4 May 2010 Filed in: Creative Entrepreneur, Digital Life
Kate England's Big Cartel online store

My new online store

I recently set up a new store for my art and icons at Big Cartel. In just a couple of hours, I’d set up my shop, customised it and launched it. The same day I was making my first sales!

Big Cartel is a simple and beautiful shopping cart for independent artists, designers, crafters, writers, jewelers and musicians. It offers an easy-to-use e-commerce solution that gives users a way to create a small shop and sell their products through their own domain or a unique URL within the Big Cartel site.
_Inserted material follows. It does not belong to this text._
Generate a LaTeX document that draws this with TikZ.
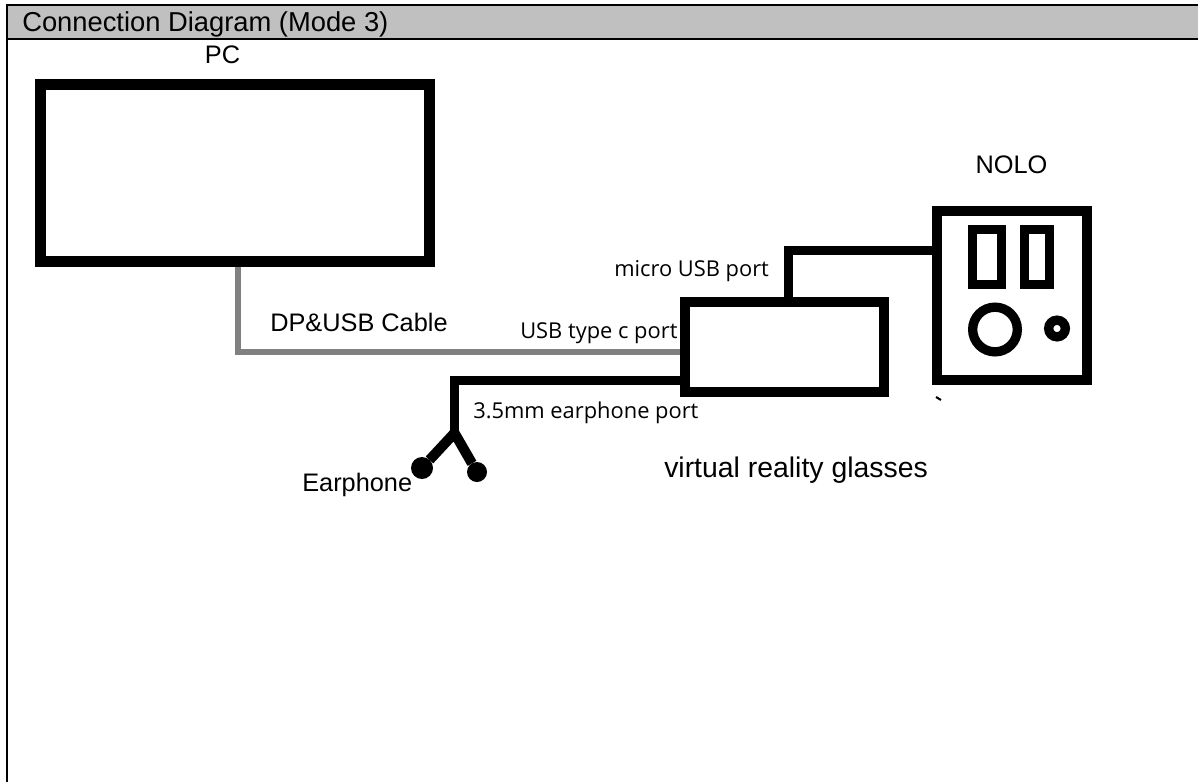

You can easily customize your Big Cartel store to fit your web site and brand.

FEATURES:

  • Quick and easy to set up and maintain
  • Easy to customize to fit your brand by changing the colours and graphics in the themes, or by using custom code and your own URL to match your site
  • A permanently free plan for up to five products (!)
  • Keep track of your inventory and automatically mark products as “Sold Out” when they’re gone
  • Coming soon: sell digital, downloadable products online, such as e-books, music, video, art, photography and software through Big Cartel’s equally beautiful and easy-to-use sister service Pulley
  • You can turn on maintenance mode while you tinker with your store
  • Friendly and fast support
  • Customers can pay with a credit card or a PayPal account
  • View your dashboard to get an instant overview of how your online store is doing
  • You can reward loyal customers by creating discount codes to give them a percentage off their purchase

LIMITATIONS:

  • There’s a limit of 100 products
  • No affiliate programme

COSTS:

Big Cartel doesn’t take a percentage of your sales, instead there are three monthly plans. There’s a completely free plan as well as monthly paid plans with expanded features. You can upgrade, downgrade, or cancel your account at any time. For example, you could test the waters with the free plan, and upgrade when your hobby turns into a profession or simply when you feel ready for it. All you need to get started is a PayPal Business or Premier account. Here’s how you sign up for a PayPal account and here are the current PayPal fees.

THOUGHTS:

Big Cartel is such a simple and beautiful e-commerce solution that I feel I can spend my time making art and icons instead of pouring my time into fiddling with web stuff which can be so time consuming for a one person creative indie business like mine. Big Cartel is an online shopping cart system that makes it easy to sell in style.